·

S Corp vs. C Corp Tax Advantages

As a business owner, you have a lot of important decisions to make. One of these decisions is whether you want to operate your business as an S corporation (S corp) or a C corporation (C corp).

Choosing between an S corp vs. C corp will impact your business, including its tax advantages and tax status. In this guide, we will explore the differences between these two business structures and help you decide the best fit for your business needs.

What Is an S Corp?

An S corp is a specific type of corporation with certain features and benefits compared to other business structures.

The main feature of an S corp is that it allows its owners to report their share of the company’s profits on their tax returns rather than paying corporate taxes at the entity level.

This can have significant tax advantages for businesses, especially regarding reducing self-employment taxes. But unlike C corps, there’s only one class of stock in an S corp.

An S corp is also subject to fewer regulations than a C corporation and typically has fewer filing and reporting requirements with the IRS. This makes an S corp ideal for small business owners who want to avoid dealing with complex tax filings and prefer less bureaucracy.

As a pass-through entity, the S corp is best suited for businesses with a smaller number of shareholders (typically less than 100).

What Is a C Corp?

A C corporation is another type of business structure with distinct features and benefits compared to other types. For example, the C corp business structure allows owners to raise capital by selling stock.

In addition, C corporations have fewer restrictions and regulations than S corporations concerning how much profit they can distribute to shareholders in a given year. As such, C corps are an attractive option for businesses looking to quickly expand and raise large amounts of capital from investors.

However, C corporations may be subject to higher tax rates (corporate tax rates) than S corps. This can make it more difficult for businesses to retain profits and may force them to make difficult financial choices to avoid paying large sums of money in taxes.

Ultimately, there is no right or wrong answer when choosing between an S corp and a C corp.
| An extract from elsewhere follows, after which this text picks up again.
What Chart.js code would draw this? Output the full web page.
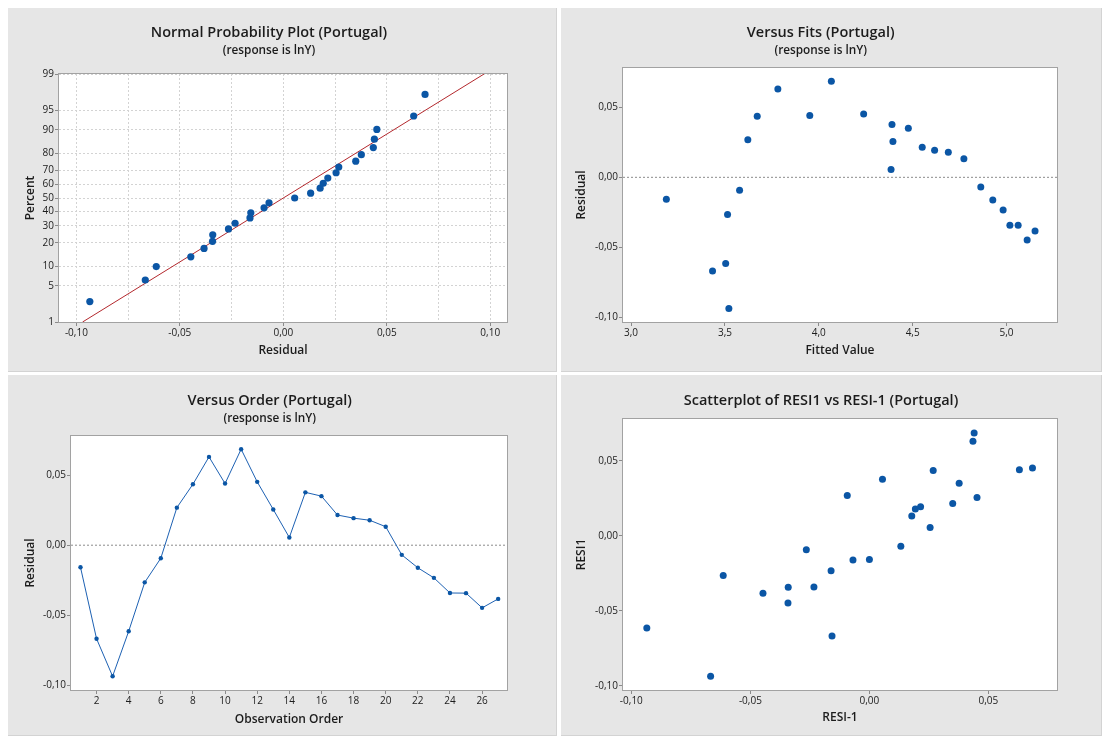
<!DOCTYPE html>
<html>
<head>
<meta charset="utf-8">
<title>Residual Plots for lnY (Portugal)</title>
<script src="https://cdn.jsdelivr.net/npm/chart.js@4.4.1/dist/chart.umd.min.js"></script>
<style>
  html, body { margin: 0; padding: 0; background: #fff; }
  #page { position: relative; width: 1102px; height: 736px; overflow: hidden; background: #fff; }
  .panel { position: absolute; background: #e6e6e6; box-shadow: inset -1px -1px 0 #d3d3d3; }
  .panel canvas { position: absolute; left: 0; top: 0; }
</style>
</head>
<body>
<div id="page">
  <div class="panel" style="left:8px;top:8px;width:549px;height:364px"><canvas id="normalPlot" width="549" height="364"></canvas></div>
  <div class="panel" style="left:561px;top:8px;width:541px;height:364px"><canvas id="fitsPlot" width="541" height="364"></canvas></div>
  <div class="panel" style="left:8px;top:375px;width:549px;height:361px"><canvas id="orderPlot" width="549" height="361"></canvas></div>
  <div class="panel" style="left:561px;top:375px;width:541px;height:361px"><canvas id="lagPlot" width="541" height="361"></canvas></div>
</div>
<script>
// ---- Data: residuals of the lnY regression for Portugal ----
const observationOrder = [1, 2, 3, 4, 5, 6, 7, 8, 9, 10, 11, 12, 13, 14, 15, 16, 17, 18, 19, 20, 21, 22, 23, 24, 25, 26, 27];

// RESI1
const residuals = [-0.0157, -0.0667, -0.0935, -0.0614, -0.0265, -0.0093, 0.0268, 0.0435, 0.0630,
                   0.0440, 0.0685, 0.0452, 0.0255, 0.0055, 0.0377, 0.0350, 0.0215, 0.0193,
                   0.0178, 0.0132, -0.0069, -0.0161, -0.0233, -0.0341, -0.0342, -0.0447, -0.0383];

// FITS1
const fittedValues = [3.188, 3.434, 3.521, 3.504, 3.514, 3.578, 3.622, 3.672, 3.782,
                      3.952, 4.067, 4.239, 4.395, 4.385, 4.390, 4.477, 4.551, 4.617,
                      4.690, 4.773, 4.863, 4.927, 4.982, 5.018, 5.062, 5.110, 5.152];

// RESI-1 (first row has no predecessor and is stored as 0)
const residualLag1 = [0, -0.0157, -0.0667, -0.0935, -0.0614, -0.0265, -0.0093, 0.0268, 0.0435,
                      0.0630, 0.0440, 0.0685, 0.0452, 0.0255, 0.0055, 0.0377, 0.0350, 0.0215,
                      0.0193, 0.0178, 0.0132, -0.0069, -0.0161, -0.0233, -0.0341, -0.0342, -0.0447];

// Cumulative percent of each ranked residual
const normalPercents = [2.6, 6.2, 9.9, 13.5, 17.2, 20.8, 24.5, 28.1, 31.8, 35.4, 39.1, 42.7, 46.4, 50.0,
                        53.6, 57.3, 60.9, 64.6, 68.2, 71.9, 75.5, 79.2, 82.8, 86.5, 90.1, 93.8, 97.4];

// Fitted normal reference line
const fitMean = 0.0;
const fitStdDev = 0.0417;

// Tick values
const percentTicks = [1, 5, 10, 20, 30, 40, 50, 60, 70, 80, 90, 95, 99];
const normalResidualTicks = [-0.10, -0.075, -0.05, -0.025, 0, 0.025, 0.05, 0.075, 0.10];
const residualTicks = [-0.10, -0.05, 0, 0.05];
const fittedTicks = [3.0, 3.5, 4.0, 4.5, 5.0];
const orderTicks = [2, 4, 6, 8, 10, 12, 14, 16, 18, 20, 22, 24, 26];

// ---- Helpers ----
const BLUE = '#0b56a5';
const LINE_BLUE = '#1d61b3';
const RED = '#b3282d';
const TICK_MARK = '#8a8a8a';
const TEXT = '#1c1c1c';

Chart.defaults.font.family = "'Open Sans', 'Noto Sans', sans-serif";
Chart.defaults.color = TEXT;

// inverse standard normal CDF (probability axis)
function probit(p) {
  const a = [-3.969683028665376e+01, 2.209460984245205e+02, -2.759285104469687e+02, 1.383577518672690e+02, -3.066479806614716e+01, 2.506628277459239e+00];
  const b = [-5.447609879822406e+01, 1.615858368580409e+02, -1.556989798598866e+02, 6.680131188771972e+01, -1.328068155288572e+01];
  const c = [-7.784894002430293e-03, -3.223964580411365e-01, -2.400758277161838e+00, -2.549732539343734e+00, 4.374664141464968e+00, 2.938163982698783e+00];
  const d = [7.784695709041462e-03, 3.224671290700398e-01, 2.445134137142996e+00, 3.754408661907416e+00];
  const pl = 0.02425, ph = 1 - pl;
  let q, r;
  if (p < pl) {
    q = Math.sqrt(-2 * Math.log(p));
    return (((((c[0]*q+c[1])*q+c[2])*q+c[3])*q+c[4])*q+c[5]) / ((((d[0]*q+d[1])*q+d[2])*q+d[3])*q+1);
  }
  if (p > ph) {
    q = Math.sqrt(-2 * Math.log(1 - p));
    return -(((((c[0]*q+c[1])*q+c[2])*q+c[3])*q+c[4])*q+c[5]) / ((((d[0]*q+d[1])*q+d[2])*q+d[3])*q+1);
  }
  q = p - 0.5; r = q * q;
  return (((((a[0]*r+a[1])*r+a[2])*r+a[3])*r+a[4])*r+a[5])*q / (((((b[0]*r+b[1])*r+b[2])*r+b[3])*r+b[4])*r+1);
}

const comma = (v, digits) => (Math.abs(v) < 1e-12 ? 0 : v).toFixed(digits).replace('.', ',');
const fixedSize = px => s => { if (s.isHorizontal()) s.height = px; else s.width = px; };
const useTicks = values => s => { s.ticks = values.map(v => ({ value: v })); };

function axis(o) {
  const vertical = o.position === 'left';
  return {
    type: 'linear',
    position: o.position,
    min: o.min,
    max: o.max,
    afterBuildTicks: useTicks(o.ticks),
    afterFit: fixedSize(o.size),
    ticks: { autoSkip: false, maxRotation: 0, padding: 1, color: TEXT, font: { size: 10 }, callback: o.label },
    grid: {
      display: true,
      drawOnChartArea: !!o.grid,
      color: '#d3d3d3',
      lineWidth: 1,
      tickLength: 4,
      tickWidth: 1,
      tickColor: o.tickColor || TICK_MARK
    },
    border: { display: false, dash: [2, 2] },
    title: {
      display: true,
      text: o.title,
      color: TEXT,
      font: { size: 12, weight: '600' },
      padding: vertical ? { top: o.titlePad, bottom: 0 } : { top: 0, bottom: o.titlePad }
    }
  };
}

// white plot area with a grey frame
const plotFrame = {
  id: 'plotFrame',
  beforeDraw(chart) {
    const { ctx, chartArea: a } = chart;
    ctx.save();
    ctx.fillStyle = '#ffffff';
    ctx.fillRect(a.left, a.top, a.right - a.left, a.bottom - a.top);
    ctx.restore();
  },
  beforeDatasetsDraw(chart) {
    const { ctx, chartArea: a } = chart;
    ctx.save();
    ctx.strokeStyle = '#a2a2a2';
    ctx.lineWidth = 1;
    ctx.strokeRect(Math.round(a.left) - 0.5, Math.round(a.top) - 0.5,
                   Math.round(a.right - a.left) + 1, Math.round(a.bottom - a.top) + 1);
    ctx.restore();
  }
};

// graph title and subtitle
const panelHeading = {
  id: 'panelHeading',
  afterDraw(chart, args, o) {
    const ctx = chart.ctx;
    ctx.save();
    ctx.fillStyle = TEXT;
    ctx.textAlign = 'center';
    ctx.textBaseline = 'alphabetic';
    ctx.font = "600 14.5px 'Open Sans', 'Noto Sans', sans-serif";
    ctx.fillText(o.text, o.x, o.y);
    if (o.subtitle) {
      ctx.font = "600 11.8px 'Open Sans', 'Noto Sans', sans-serif";
      ctx.fillText(o.subtitle, o.x, o.subY);
    }
    ctx.restore();
  }
};

const baseOptions = (padding, heading) => ({
  responsive: false,
  animation: false,
  events: [],
  layout: { padding },
  plugins: { legend: { display: false }, tooltip: { enabled: false }, panelHeading: heading }
});

const residualLabel = v => comma(v, 2);

// ---- Normal probability plot ----
const ranked = residuals.slice().sort((a, b) => a - b);
const zLow = probit(percentTicks[0] / 100);
const zHigh = probit(percentTicks[percentTicks.length - 1] / 100);

new Chart(document.getElementById('normalPlot'), {
  type: 'scatter',
  data: {
    datasets: [
      {
        data: ranked.map((r, i) => ({ x: r, y: probit(normalPercents[i] / 100) })),
        pointRadius: 3.6, pointHoverRadius: 3.6, pointBorderWidth: 0,
        pointBackgroundColor: BLUE, backgroundColor: BLUE
      },
      {
        data: [{ x: fitMean + fitStdDev * zLow, y: zLow }, { x: fitMean + fitStdDev * zHigh, y: zHigh }],
        showLine: true, borderColor: RED, borderWidth: 1, pointRadius: 0
      }
    ]
  },
  options: Object.assign(baseOptions({ left: 0, top: 66, right: 50, bottom: 0 },
    { text: 'Normal Probability Plot (Portugal)', subtitle: '(response is lnY)', x: 261, y: 29.3, subY: 46 }), {
    scales: {
      x: axis({ position: 'bottom', min: -0.1084, max: 0.1081, ticks: normalResidualTicks, size: 50, grid: true,
                label: (v, i) => (i % 2 === 0 ? comma(v, 2) : ''),
                tickColor: c => (c.index % 2 === 0 ? TICK_MARK : 'rgba(0,0,0,0)'),
                title: 'Residual', titlePad: 14.7 }),
      y: axis({ position: 'left', min: zLow, max: zHigh, ticks: percentTicks.map(p => probit(p / 100)), size: 51, grid: true,
                label: (v, i) => String(percentTicks[i]),
                title: 'Percent', titlePad: 15 })
    }
  }),
  plugins: [plotFrame, panelHeading]
});

// ---- Versus fits ----
const fitsRange = [2.957, 5.269];
new Chart(document.getElementById('fitsPlot'), {
  type: 'scatter',
  data: {
    datasets: [
      {
        data: fittedValues.map((f, i) => ({ x: f, y: residuals[i] })),
        pointRadius: 3.5, pointHoverRadius: 3.5, pointBorderWidth: 0,
        pointBackgroundColor: BLUE, backgroundColor: BLUE
      },
      {
        data: [{ x: fitsRange[0], y: 0 }, { x: fitsRange[1], y: 0 }],
        showLine: true, borderColor: '#8c8c8c', borderWidth: 1, borderDash: [2, 2], pointRadius: 0
      }
    ]
  },
  options: Object.assign(baseOptions({ left: 0, top: 60, right: 45, bottom: 0 },
    { text: 'Versus Fits (Portugal)', subtitle: '(response is lnY)', x: 259.7, y: 29.3, subY: 46 }), {
    scales: {
      x: axis({ position: 'bottom', min: fitsRange[0], max: fitsRange[1], ticks: fittedTicks, size: 50,
                label: v => comma(v, 1), title: 'Fitted Value', titlePad: 13.9 }),
      y: axis({ position: 'left', min: -0.1031, max: 0.0779, ticks: residualTicks, size: 62,
                label: residualLabel, title: 'Residual', titlePad: 13.6 })
    }
  }),
  plugins: [plotFrame, panelHeading]
});

// ---- Versus order ----
const orderRange = [0.41, 27.55];
new Chart(document.getElementById('orderPlot'), {
  type: 'scatter',
  data: {
    datasets: [
      {
        data: observationOrder.map((n, i) => ({ x: n, y: residuals[i] })),
        showLine: true, borderColor: LINE_BLUE, borderWidth: 1, tension: 0,
        pointRadius: 2.2, pointHoverRadius: 2.2, pointBorderWidth: 0,
        pointBackgroundColor: BLUE, backgroundColor: BLUE
      },
      {
        data: [{ x: orderRange[0], y: 0 }, { x: orderRange[1], y: 0 }],
        showLine: true, borderColor: '#8c8c8c', borderWidth: 1, borderDash: [2, 2], pointRadius: 0
      }
    ]
  },
  options: Object.assign(baseOptions({ left: 0, top: 61, right: 50, bottom: 0 },
    { text: 'Versus Order (Portugal)', subtitle: '(response is lnY)', x: 261.7, y: 29.7, subY: 46.7 }), {
    scales: {
      x: axis({ position: 'bottom', min: orderRange[0], max: orderRange[1], ticks: orderTicks, size: 46,
                label: v => String(v), title: 'Observation Order', titlePad: 9.7 }),
      y: axis({ position: 'left', min: -0.1033, max: 0.0779, ticks: residualTicks, size: 63,
                label: residualLabel, title: 'Residual', titlePad: 14.9 })
    }
  }),
  plugins: [plotFrame, panelHeading]
});

// ---- Lag-1 scatterplot ----
new Chart(document.getElementById('lagPlot'), {
  type: 'scatter',
  data: {
    datasets: [
      {
        data: residualLag1.map((lag, i) => ({ x: lag, y: residuals[i] })),
        pointRadius: 3.5, pointHoverRadius: 3.5, pointBorderWidth: 0,
        pointBackgroundColor: BLUE, backgroundColor: BLUE
      }
    ]
  },
  options: Object.assign(baseOptions({ left: 0, top: 44, right: 45, bottom: 0 },
    { text: 'Scatterplot of RESI1 vs RESI-1 (Portugal)', x: 260, y: 29.7 }), {
    scales: {
      x: axis({ position: 'bottom', min: -0.1035, max: 0.0788, ticks: residualTicks, size: 46,
                label: residualLabel, title: 'RESI-1', titlePad: 10.9 }),
      y: axis({ position: 'left', min: -0.1027, max: 0.0778, ticks: residualTicks, size: 62,
                label: residualLabel, title: 'RESI1', titlePad: 13.4 })
    }
  }),
  plugins: [plotFrame, panelHeading]
});
</script>
</body>
</html>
Both business structures offer unique advantages depending on your specific business needs and goals. So let’s look at some more particular advantages and disadvantages to help you decide the best option for your business.

C Corp vs. S Corp: Pros and Cons

Pros of an S Corp

Lower Taxes: As we mentioned above, one significant advantage of choosing an S corp is that its owners can report their share of profits on their personal income tax returns rather than paying corporate taxes at the entity level. This reduces the overall tax liability for your business and can help you retain more of your profits to reinvest them in your business.

Fewer Regulations: S corps generally face fewer regulations than C corps regarding day-to-day operations. This means that businesses with an S-corp structure have greater flexibility in terms of running their operations and making important decisions.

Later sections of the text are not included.